FCA ‘Dear CEO’ letter to Asset Managers sets out supervision strategy for the coming months
On 3rd February 2023, the FCA published a ‘Dear CEO’ Letter to asset managers, setting out its supervisory strategy for the coming months, and highlighting its views on the key risks posed to customers and markets. The letter makes clear that the FCA will be active in the asset management sector in the coming regulatory cycle, and reminds firms that whilst good governance is always the expectation, during this period of heightened uncertainty (with the rising cost of living, volatile markets and a challenging economic environment), it is particularly important.
It will be important for firms to consider whether any changes need to be made in order to address the harms identified in the letter by the FCA to ensure that consumers and markets are adequately protected, and firms should expect greater FCA focus on assessing the effectiveness of firms’ governance in identifying, considering and mitigating harms.
The asset management supervision strategy focuses on the following key areas:
Product Governance: Since the FCA’s last strategy letter, it has identified that some remedies (e.g. reducing some fees, adding Independent Non-Executive Directors to boards) have been implemented, but more efforts must be made. The FCA intend to follow up on its 2021 Assessment of Value review findings, and identify outlier firms (e.g. where firms do not apply all the minimum considerations, assess value at fund level rather than unit class, or where fund performance is assessed using measures that do not reflect a fund’s investment policy and strategy).
The FCA highlights that the new Consumer Duty is core to its proactive supervision. Firms are reminded to consider their responsibilities under the Duty and ensure they are appropriately prepared and have made any changes needed to governance and controls to incorporate the requirements of the Duty. Attention is drawn to the FCA’s recent Dear CEO letter on implementation of the Duty. The FCA intends to conduct a review in 2024 to assess embeddedness of the Duty, with a focus on Price and Value.
ESG and sustainable investing: With the growing prominence of ESG and sustainable investment products in Asset Managers’ business strategies, the FCA is focused on testing whether firms deliver on the claims made in their communications with investors. Governing bodies should expect scrutiny on their ability to oversee and review management information about product development, ESG and sustainability integration in investment processes, 3rd party and proprietary ESG information providers, and ESG and sustainability claims made by the firm.
The FCA will shortly publish a review of some firms’ ESG oversight practices - asset managers are expected to benchmark their own practices against these findings.
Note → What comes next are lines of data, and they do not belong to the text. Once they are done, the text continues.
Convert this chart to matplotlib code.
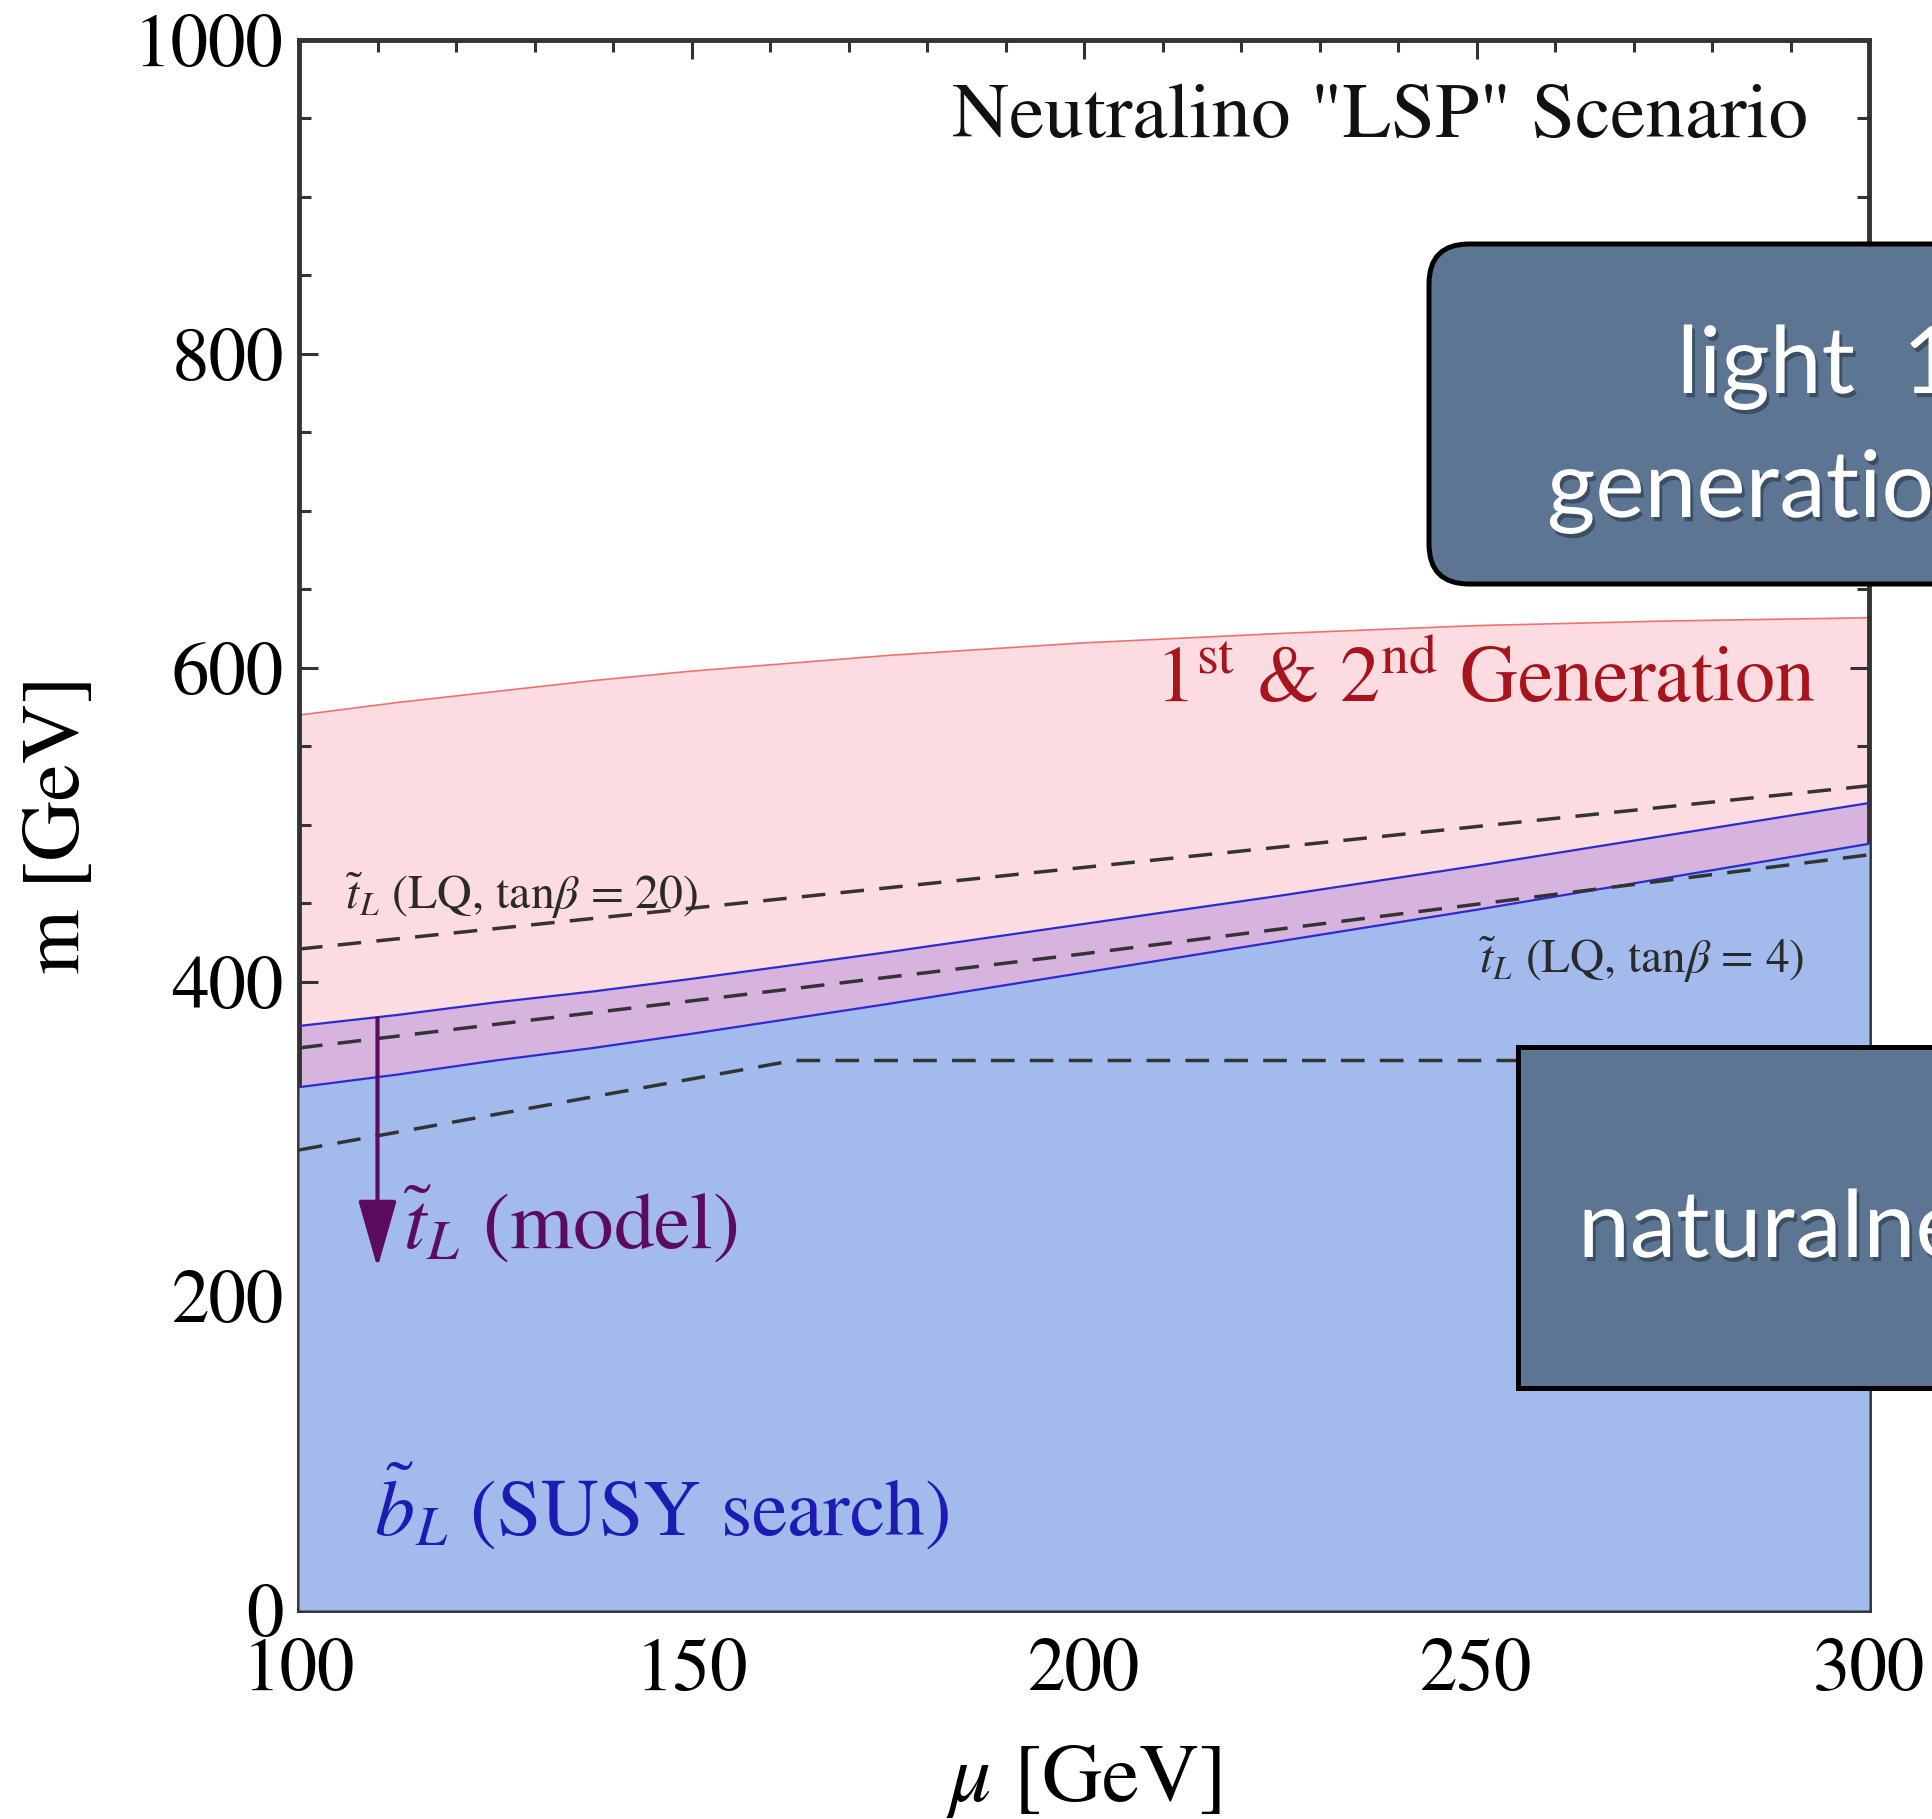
import numpy as np
import matplotlib
matplotlib.use("Agg")
import matplotlib.pyplot as plt
import matplotlib.patheffects as pe
from matplotlib.patches import FancyBboxPatch, Rectangle
from matplotlib.transforms import IdentityTransform
from matplotlib.ticker import MultipleLocator

plt.rcParams['font.family'] = ['STIXGeneral', 'DejaVu Serif']
plt.rcParams['mathtext.fontset'] = 'stix'
plt.rcParams['lines.scale_dashes'] = False

# (mu in GeV, m in GeV)
mu_pts = [100, 112.5, 125, 137.5, 150, 175, 200, 225, 250, 275, 300]
gen12_top = [570, 578, 585, 592, 598, 608, 616, 622, 627, 630, 632]
tL_model_top = [372, 379, 387, 394, 402, 419, 437, 455, 474, 494, 514]
bL_search_top = [333, 341, 350, 358, 367, 386, 406, 426, 446, 467, 488]

lq20_mu = [100, 200, 300]
lq20_m = [421, 473, 525]
lq4_mu = [100, 200, 300]
lq4_m = [358, 418, 481]
flat_mu = [100, 163, 300]
flat_m = [293, 350, 350]

arrow_mu = 110
arrow_from = 377
arrow_to = 218

pink = '#fcdce0'
purple = '#d6b4de'
blue = '#a3baec'
slate = '#5c7592'

W, H = 1932, 1819
fig = plt.figure(figsize=(W / 100, H / 100), dpi=100)
ax = fig.add_axes([299 / W, 1 - 1610 / H, 1570 / W, 1570 / H])

ax.fill_between(mu_pts, 0, gen12_top, color=pink, lw=0, zorder=1)
ax.plot(mu_pts, gen12_top, color='#f07070', lw=1.2, zorder=2)
ax.fill_between(mu_pts, 0, tL_model_top, color=purple, lw=0, zorder=2)
ax.fill_between(mu_pts, 0, bL_search_top, color=blue, lw=0, zorder=3)
ax.plot(mu_pts, tL_model_top, color='#2b2bd0', lw=1.6, zorder=4)
ax.plot(mu_pts, bL_search_top, color='#2b2bd0', lw=1.6, zorder=4)

for xs, ys in [(lq20_mu, lq20_m), (lq4_mu, lq4_m), (flat_mu, flat_m)]:
    ax.plot(xs, ys, color='#333333', lw=2.5, dashes=(17, 11), zorder=5)

ax.annotate('', xy=(arrow_mu, arrow_to), xytext=(arrow_mu, arrow_from),
            arrowprops=dict(arrowstyle='-|>,head_length=4.2,head_width=1.2',
                            mutation_scale=10, color='#5c0c5e', lw=3,
                            shrinkA=0, shrinkB=0), zorder=6)

ax.text(0.961, 0.938, 'Neutralino "LSP" Scenario', transform=ax.transAxes,
        ha='right', va='baseline', fontsize=57, color='#111111')
ax.text(0.9655, 0.5777, r'1$^{\mathrm{st}}$ & 2$^{\mathrm{nd}}$ Generation',
        transform=ax.transAxes, ha='right', va='baseline', fontsize=57.5,
        color='#a8141c', zorder=7)
ax.text(105.9, 446.5, r'$\tilde{t}_L$ (LQ, tan$\beta$ = 20)', ha='left',
        va='baseline', fontsize=34.5, color='#2a2a2a', zorder=7)
ax.text(291.8, 405.5, r'$\tilde{t}_L$ (LQ, tan$\beta$ = 4)', ha='right',
        va='baseline', fontsize=34, color='#2a2a2a', zorder=7)
ax.text(113.3, 230, r'$\tilde{t}_L$ (model)', ha='left', va='baseline',
        fontsize=58.5, color='#5c0c5e', zorder=7)
ax.text(109.5, 48, r'$\tilde{b}_L$ (SUSY search)', ha='left', va='baseline',
        fontsize=57.5, color='#1c1cb4', zorder=7)

ax.set_xlim(100, 300)
ax.set_ylim(0, 1000)
ax.xaxis.set_major_locator(MultipleLocator(50))
ax.xaxis.set_minor_locator(MultipleLocator(10))
ax.yaxis.set_major_locator(MultipleLocator(200))
ax.yaxis.set_minor_locator(MultipleLocator(50))
ax.tick_params(which='both', direction='in', top=True, right=True,
               color='#333333', width=2.2, labelsize=54)
ax.tick_params(which='major', length=14)
ax.tick_params(which='minor', length=8.5)
ax.tick_params(axis='x', pad=20)
ax.tick_params(axis='y', pad=11)
for s in ax.spines.values():
    s.set_linewidth(3.5)
    s.set_color('#333333')

ax.text(0.5, -0.109, r'$\mu$ [GeV]', transform=ax.transAxes, ha='center',
        va='center', fontsize=60)
ax.text(-0.152, 0.5, 'm [GeV]', transform=ax.transAxes, ha='center',
        va='center', fontsize=60, rotation=90)

# slide boxes laid over the plot, running off the right edge
box1 = FancyBboxPatch((1429, H - 584), 800, 340,
                      boxstyle='round,pad=0,rounding_size=40',
                      transform=IdentityTransform(), facecolor=slate,
                      edgecolor='black', lw=3.6, zorder=10)
box2 = Rectangle((1518, H - 1388), 800, 341, transform=IdentityTransform(),
                 facecolor=slate, edgecolor='black', lw=3.6, zorder=10)
fig.add_artist(box1)
fig.add_artist(box2)

shadow = [pe.withSimplePatchShadow(offset=(2, -3), shadow_rgbFace='#1b2838',
                                   alpha=0.5)]
fig.text(1677 / W, 1 - 393 / H, 'light  1st/2nd', fontsize=67, family='Lato',
         color='white', va='baseline', zorder=11, path_effects=shadow)
fig.text(1547 / W, 1 - 517 / H, 'generation squarks', fontsize=67,
         family='Lato', color='white', va='baseline', zorder=11,
         path_effects=shadow)
fig.text(1578 / W, 1 - 1257 / H, 'naturalness', fontsize=67, family='Lato',
         color='white', va='baseline', zorder=11, path_effects=shadow)

fig.savefig('out.png', dpi=100)
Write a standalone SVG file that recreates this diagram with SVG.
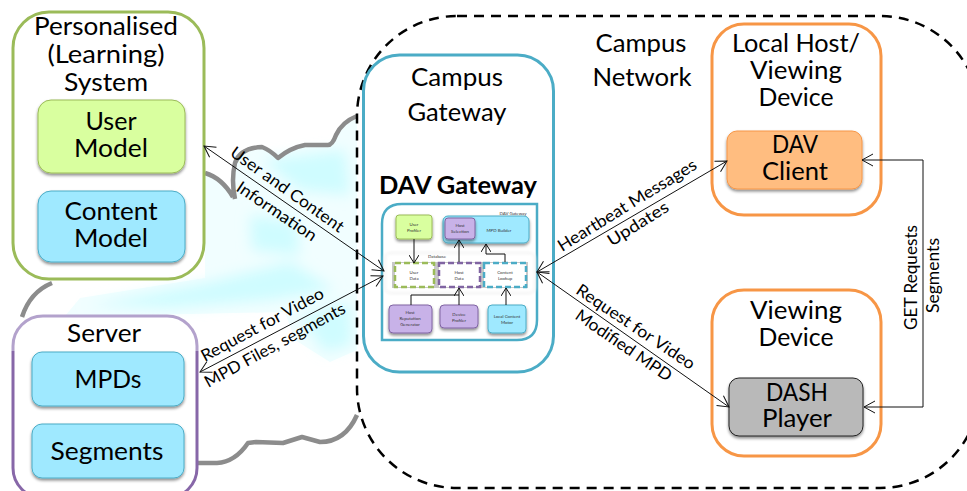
<svg xmlns="http://www.w3.org/2000/svg" width="967" height="491" viewBox="0 0 967 491">
<style>
text{font-family:"Lato","Open Sans","Liberation Sans",sans-serif;fill:#000;text-anchor:middle}
.t{font-size:25px}
.l{font-size:16.500px}
.s{font-size:4.4px;fill:#333}
.g{fill:none;stroke:#8c8c8c;stroke-width:4.5;stroke-linejoin:round}
.c{fill:none;stroke:#111;stroke-width:1;marker-end:url(#a);marker-start:url(#b)}
.i{fill:none;stroke:#111;stroke-width:1;marker-end:url(#ai)}
.j{fill:none;stroke:#111;stroke-width:1}
.blue{fill:#9fe9ff;stroke:#4bacc6;stroke-width:1;filter:url(#sh)}
.green{fill:#d9ff9f;stroke:#9bbb59;stroke-width:1;filter:url(#sh)}
.purple{fill:#c8b2e8;stroke:#8064a2;stroke-width:1;filter:url(#sh)}
.big{fill:#fff;stroke-width:3}
.d{fill:#fff;stroke-width:2.5;stroke-dasharray:6 3}
</style>
<defs>
<filter id="sh" x="-15%" y="-15%" width="130%" height="135%"><feDropShadow dx="0" dy="2" stdDeviation="1.5" flood-color="#000" flood-opacity="0.45"/></filter>
<filter id="bl" x="-20%" y="-20%" width="140%" height="140%"><feGaussianBlur stdDeviation="7"/></filter>
<filter id="pn" x="-10%" y="-20%" width="120%" height="140%"><feGaussianBlur stdDeviation="1.5"/></filter>
<linearGradient id="sv" gradientUnits="userSpaceOnUse" x1="0" y1="316" x2="0" y2="498"><stop offset="0" stop-color="#b3a2cc"/><stop offset="0.19" stop-color="#b3a2cc"/><stop offset="0.19" stop-color="#8767a8"/><stop offset="1" stop-color="#8767a8"/></linearGradient>
<marker id="a" markerWidth="14" markerHeight="14" refX="13" refY="7" orient="auto" markerUnits="userSpaceOnUse"><path d="M2 1L13 7L2 13" fill="none" stroke="#111" stroke-width="1"/></marker>
<marker id="b" markerWidth="14" markerHeight="14" refX="1" refY="7" orient="auto" markerUnits="userSpaceOnUse"><path d="M12 1L1 7L12 13" fill="none" stroke="#111" stroke-width="1"/></marker>
<marker id="ai" markerWidth="10" markerHeight="10" refX="9" refY="5" orient="auto" markerUnits="userSpaceOnUse"><path d="M1 0L9 5L1 10" fill="none" stroke="#111" stroke-width="1"/></marker>
</defs>
<rect width="967" height="491" fill="#fff"/>
<g id="cloud">
<path d="M205 175Q222 180 233 197L235 163Q240 148 262 147Q270 150 278 158Q290 148 305 145L327 145Q332 146 336 135Q342 122 357 116L357 350L330 362L295 340L285 312L190 314L65 316L80 298L205 278Z" fill="#f1feff"/>
<g filter="url(#bl)" fill="#cffcff"><path d="M262 160L345 150L350 195L300 190Z"/><path d="M250 215L296 222L300 255L252 250Z"/><path d="M85 306L210 282L290 262L335 290L270 300L170 308Z"/><path d="M300 318L350 302L352 345L325 352Z"/></g>
<path d="M358.500 100H372V365H358.500Z" fill="#fff"/>
<path class="g" d="M205 173Q222 178 233 197M235 199Q231 180 235 163Q240 148 262 147Q270 150 278 158Q290 148 305 145L327 145Q332 146 336 135Q342 122 357 116"/>
<path class="g" d="M197 463L217 463Q235 462 248 443L256 442L283 443L302 437L320 442Q345 442 357 415"/>
<path class="g" d="M52 283Q30 292 22 317"/>
</g>
<g id="campus-network">
<rect x="357" y="16" width="623" height="472" rx="100" ry="100" fill="none" stroke="#000" stroke-width="2.5" stroke-dasharray="10 7"/>
<text class="t" x="641" y="52" textLength="91" lengthAdjust="spacingAndGlyphs">Campus</text>
<text class="t" x="642" y="86" textLength="99" lengthAdjust="spacingAndGlyphs">Network</text>
</g>
<g id="personalised">
<rect class="big" x="13" y="12" width="191" height="267" rx="36" stroke="#9bbb59"/>
<text class="t" x="106" y="35" textLength="144" lengthAdjust="spacingAndGlyphs">Personalised</text>
<text class="t" x="106" y="63" textLength="117" lengthAdjust="spacingAndGlyphs">(Learning)</text>
<text class="t" x="106" y="91" textLength="84" lengthAdjust="spacingAndGlyphs">System</text>
</g>
<g id="user-model">
<rect class="green" x="38" y="100" width="147" height="73" rx="13"/>
<text class="t" x="111" y="130" textLength="51" lengthAdjust="spacingAndGlyphs">User</text>
<text class="t" x="111" y="157" textLength="74" lengthAdjust="spacingAndGlyphs">Model</text>
</g>
<g id="content-model">
<rect class="blue" x="38" y="191" width="147" height="71" rx="13"/>
<text class="t" x="111" y="220" textLength="93" lengthAdjust="spacingAndGlyphs">Content</text>
<text class="t" x="111" y="247" textLength="74" lengthAdjust="spacingAndGlyphs">Model</text>
</g>
<g id="server">
<rect x="13" y="316" width="184" height="182" rx="30" fill="#fff" stroke="url(#sv)" stroke-width="3"/>
<text class="t" x="104" y="342" textLength="74" lengthAdjust="spacingAndGlyphs">Server</text>
</g>
<g id="mpds">
<rect class="blue" x="32" y="352" width="152" height="54" rx="10"/>
<text class="t" x="108" y="388" textLength="67" lengthAdjust="spacingAndGlyphs">MPDs</text>
</g>
<g id="segments">
<rect class="blue" x="32" y="424" width="152" height="54" rx="10"/>
<text class="t" x="107" y="460" textLength="113" lengthAdjust="spacingAndGlyphs">Segments</text>
</g>
<g id="campus-gateway">
<rect class="big" x="363.500" y="55" width="190" height="317" rx="36" stroke="#4bacc6"/>
<text class="t" x="457" y="86" textLength="92" lengthAdjust="spacingAndGlyphs">Campus</text>
<text class="t" x="457" y="121" textLength="99" lengthAdjust="spacingAndGlyphs">Gateway</text>
<text class="t" x="458" y="194" textLength="158" lengthAdjust="spacingAndGlyphs" font-weight="700">DAV Gateway</text>
</g>
<g id="dav-gateway">
<path d="M402 204H537V320Q537 340 517 340H382V224Q382 204 402 204Z" fill="#fff" stroke="#4bacc6" stroke-width="2.500"/>
</g>
<g id="database">
<rect x="385" y="253" width="150" height="40" rx="5" fill="#fff" stroke="#e4e4e4" stroke-width="1" filter="url(#pn)"/>
<rect x="392" y="262" width="136" height="26" fill="#c8c8c8"/>
<text class="s" x="437" y="258">Database</text>
</g>
<g id="user-profiler">
<rect class="green" x="396" y="215" width="36" height="24" rx="3"/>
<text class="s" x="414" y="226">User</text><text class="s" x="414" y="232">Profiler</text>
</g>
<g id="mpd-builder">
<rect class="blue" x="443" y="216" width="86" height="27" rx="5"/>
<text class="s" x="513" y="215">DAV Gateway</text>
<text class="s" x="499" y="232">MPD Builder</text>
</g>
<g id="host-selection">
<rect class="purple" x="445" y="218" width="30" height="21" rx="3"/>
<text class="s" x="460" y="227">Host</text><text class="s" x="460" y="233">Selection</text>
</g>
<g id="user-data">
<rect class="d" x="395" y="263" width="39" height="24" stroke="#9bbb59"/>
<text class="s" x="414" y="274">User</text><text class="s" x="414" y="280">Data</text>
</g>
<g id="host-data">
<rect class="d" x="439" y="263" width="41" height="24" stroke="#8064a2"/>
<text class="s" x="459" y="274">Host</text><text class="s" x="459" y="280">Data</text>
</g>
<g id="content-lookup">
<rect class="d" x="484" y="263" width="42" height="24" stroke="#4bacc6"/>
<text class="s" x="505" y="274">Content</text><text class="s" x="505" y="280">Lookup</text>
</g>
<g id="host-reputation-generator">
<rect class="purple" x="389" y="305" width="43" height="28" rx="4"/>
<text class="s" x="410" y="314">Host</text><text class="s" x="410" y="320">Reputation</text><text class="s" x="410" y="326">Generator</text>
</g>
<g id="device-profiler">
<rect class="purple" x="440" y="305" width="38" height="23" rx="4"/>
<text class="s" x="459" y="316">Device</text><text class="s" x="459" y="322">Profiler</text>
</g>
<g id="local-content-motor">
<rect class="blue" x="488" y="305" width="38" height="28" rx="4"/>
<text class="s" x="507" y="318">Local Content</text><text class="s" x="507" y="324">Motor</text>
</g>
<g id="local-host">
<rect class="big" x="712" y="24" width="169" height="191" rx="32" stroke="#f79646"/>
<text class="t" x="796" y="52" textLength="128" lengthAdjust="spacingAndGlyphs">Local Host/</text>
<text class="t" x="796" y="79" textLength="92" lengthAdjust="spacingAndGlyphs">Viewing</text>
<text class="t" x="796" y="106" textLength="75" lengthAdjust="spacingAndGlyphs">Device</text>
</g>
<g id="dav-client">
<rect x="727" y="131" width="135" height="58" rx="10" fill="#ffbd80" stroke="#f79646" stroke-width="1" filter="url(#sh)"/>
<text class="t" x="795" y="153" textLength="46" lengthAdjust="spacingAndGlyphs">DAV</text>
<text class="t" x="795" y="180" textLength="66" lengthAdjust="spacingAndGlyphs">Client</text>
</g>
<g id="viewing-device">
<rect class="big" x="712" y="290" width="169" height="166" rx="32" stroke="#f79646"/>
<text class="t" x="796" y="319" textLength="92" lengthAdjust="spacingAndGlyphs">Viewing</text>
<text class="t" x="796" y="346" textLength="75" lengthAdjust="spacingAndGlyphs">Device</text>
</g>
<g id="dash-player">
<rect x="729" y="378" width="134" height="58" rx="10" fill="#b9b9b9" stroke="#222" stroke-width="1" filter="url(#sh)"/>
<text class="t" x="797" y="401" textLength="62" lengthAdjust="spacingAndGlyphs">DASH</text>
<text class="t" x="797" y="427" textLength="70" lengthAdjust="spacingAndGlyphs">Player</text>
</g>
<g id="connectors">
<path class="c" d="M204 146L384 271"/>
<path class="c" d="M200 372L383 276"/>
<path class="c" d="M537 272L727 161"/>
<path class="c" d="M537 272L729 407"/>
<path class="c" d="M862 160H923V407H864"/>
<path class="i" d="M414 239V263"/>
<path class="i" d="M459 262V240"/>
<path class="j" d="M505 262V254H486"/>
<path class="i" d="M486 254V244"/>
<path class="j" d="M411 305V295H459"/>
<path class="i" d="M459 305V288"/>
<path class="i" d="M506 305V288"/>
<g id="connector-labels">
<text class="l" transform="translate(284 194) rotate(35.300)" textLength="135" lengthAdjust="spacingAndGlyphs">User and Content</text>
<text class="l" transform="translate(273.500 216) rotate(34)" textLength="93" lengthAdjust="spacingAndGlyphs">Information</text>
<text class="l" transform="translate(265 329.500) rotate(-28.400)" textLength="137" lengthAdjust="spacingAndGlyphs">Request for Video</text>
<text class="l" transform="translate(277.500 350) rotate(-28.700)" textLength="158" lengthAdjust="spacingAndGlyphs">MPD Files, segments</text>
<text class="l" transform="translate(630 210) rotate(-31.700)" textLength="160" lengthAdjust="spacingAndGlyphs">Heartbeat Messages</text>
<text class="l" transform="translate(641 228.500) rotate(-32)" textLength="69" lengthAdjust="spacingAndGlyphs">Updates</text>
<text class="l" transform="translate(632.500 331.500) rotate(33.800)" textLength="139" lengthAdjust="spacingAndGlyphs">Request for Video</text>
<text class="l" transform="translate(620.500 350) rotate(34.400)" textLength="113" lengthAdjust="spacingAndGlyphs">Modified MPD</text>
<text class="l" transform="translate(917 277.500) rotate(-90)" textLength="105" lengthAdjust="spacingAndGlyphs">GET Requests</text>
<text class="l" transform="translate(939 275.500) rotate(-90)" textLength="75" lengthAdjust="spacingAndGlyphs">Segments</text>
</g>
</g>
</svg>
With (in scope) asset managers making their first TCFD aligned disclosure in the first half of 2023, and with the FCA aiming to publish its final decisions on the proposals in CP 22/20 later this year, the FCA will use these new sources of information and applicable rules when considering firms’ conduct in relation to ESG products.
Firms are encourages to outline an assessment of the extent to which net zero commitments have been considered in transition planning.
Product Liquidity Management: Whilst firms have tools available to improve the quality of their liquidity management, the FCA has concerns that firms may not always oversee them, or use them, correctly. The FCA is in the process of completing a liquidity management multi-firm review and will work with identified outliers to improve practices. Firms are expected to consider their own governance, oversight, and controls in reference to the review’s findings.
Investment in Operational Resilience: The FCA has identified that current levels of incident reporting across the sector is variable. Firms are expected to have appropriate measures to understand the operational health of their business, and to be able to respond in a timely manner (as well as ensuring that reporting obligations are met) – including where a third party (intra-group or external) service provider is relied upon. Over the cycle, the FCA intends to proactively monitor and test asset managers’ ability to meet their regulatory requirements.
Financial Resilience: Since its previous letter, the FCA has increased monitoring of asset managers’ prudential health, and has implemented the IFPR for in-scope firms. The FCA will continue to assess firms’ prudential health using internal and external date sources and (where necessary) will conduct targeted monitoring visits. The FCA aims to publish its initial observations on firms’ implementation of IFPR requirements in the first half of 2023, and firms are expected to consider these when reviewing and strengthening their processes.
The FCA’s focus on positive change means that in addition to this letter covering supervisory strategy, firms can expect to see further engagement and policy discussion with a view to the FCA obtaining input about its Future Regulatory Framework.